Главный парадокс стихотворения, напряжение, создающееся между содержанием текста и историей его создания, состоят в том, что оно само по себе очень оптимистическое, открытое в будущее, но при этом на нем лежит неизбежный отсвет близкой смерти поэта. Через два месяца после его создания Баратынский скоропостижно умрет от инсульта 29 июня (12 июля) 1844 года.
В «Пироскафе» примечательно все то же соединение общих мест и устойчивых мотивов с конкретно-биографическими обстоятельствами и приметами современности. За последнюю отвечает прежде всего название — «Пироскаф», — обозначающее относительно недавнее техническое изобретение, судно на паровой тяге, но под парусами. При этом достижение цивилизации и прогресса не враждебно, в отличие от других текстов Баратынского («Последний поэт», «Приметы»), стихии, природе и «вымыслам чудесным». «Колеса могучей машины» мирно уживаются не только с поэтическим «лоном пучины» и вздыхающим океаном, но и с мифологической морской нимфой Фетидой, вынимающей «жребий благой», и «влажным богом», повелителем морей.
Непосредственные впечатления от морского путешествия — первого в жизни Баратынского — накладываются на устойчивую поэтическую традицию описания отплытия, символического начала новой жизни, как в байроновском «Паломничестве Чайльд-Гарольда», пушкинских «Погасло дневное светило…» и прозаическом отрывке «Участь моя решена. Я женюсь…» («Если мне откажут, думал я, поеду в чужие края — и уже воображал себя на пироскафе. Около меня суетятся, прощаются, носят чемоданы, смотрят на часы. Пироскаф тронулся: морской, свежий воздух веет мне в лицо; я долго смотрю на убегающий берег…»).
Описательная конкретика первых строф («Бьют в наш корабль Средиземные волны», «Вот над кормою стал капитан», «Ветру наш парус раздался», «Парус надулся», «Только что чайка вьется за нами») в конце третьей — одной строкой — переключается в символический план: «С брегом набрежное скрылось, ушло!»
Этот символизм нарастает в конце следующей, четвертой строфы, где марсельские матросы поднимают не просто якорь, но «надежды символ»:
Много мятежных решил я вопросов,
Прежде чем руки марсельских матросов
Подняли якорь, надежды символ!
«Руки марсельских матросов» выразительно перекликаются с другим жестом, тоже данным крупным планом:
С детства влекла меня сердца тревога
В область свободную влажного бога;
Жадные длани я к ней простирал.
Сбывшаяся детская мечта (подтверждаемая юношескими письмами Баратынского) и взрослое понимание того, что много вынесено — «радостей ложных, истинных зол» — и многое решено («Много мятежных решил я вопросов»), помогают поэту благодарно принять настоящее и будущее, а также надежду на благосклонность судьбы и встречу с «Элизием земным».

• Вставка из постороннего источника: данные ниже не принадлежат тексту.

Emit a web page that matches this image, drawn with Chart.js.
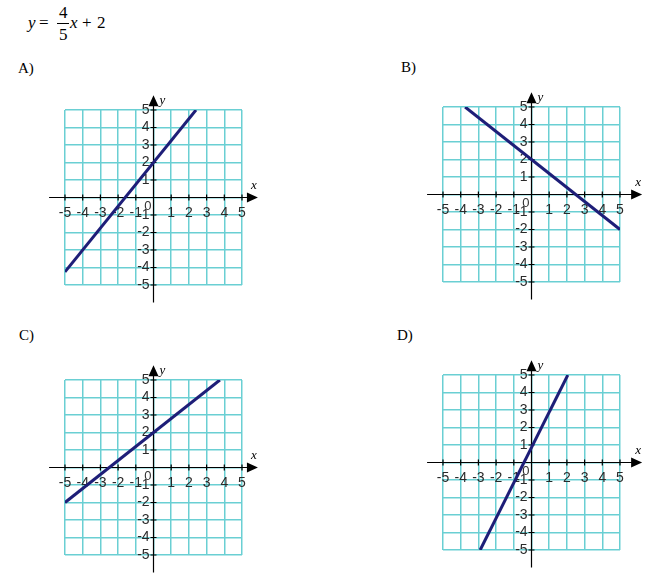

Многоплановость этого текста Баратынского не раз заставляла исследователей и читателей видеть в его образности предчувствие скорой смерти и обращать внимание на двойственность образов жребия, вынимаемого из урны, и Элизия, но, кажется, в поэтическое задание текста это едва ли входило. «„Пироскаф“ означал решение жить: жить без тоски по прошедшему, с надеждой на будущее и в упоении настоящим моментом. Но лишь душа его разжалась, первая же невзгода оказалась роковой» ( А. М. Песков. Е. А. Боратынский. Очерк жизни и творчества // Е. А. Боратынский.:Полное собрание сочинений и писем. Т. 1. Стихотворения 1818–1822 годов. М., 2002).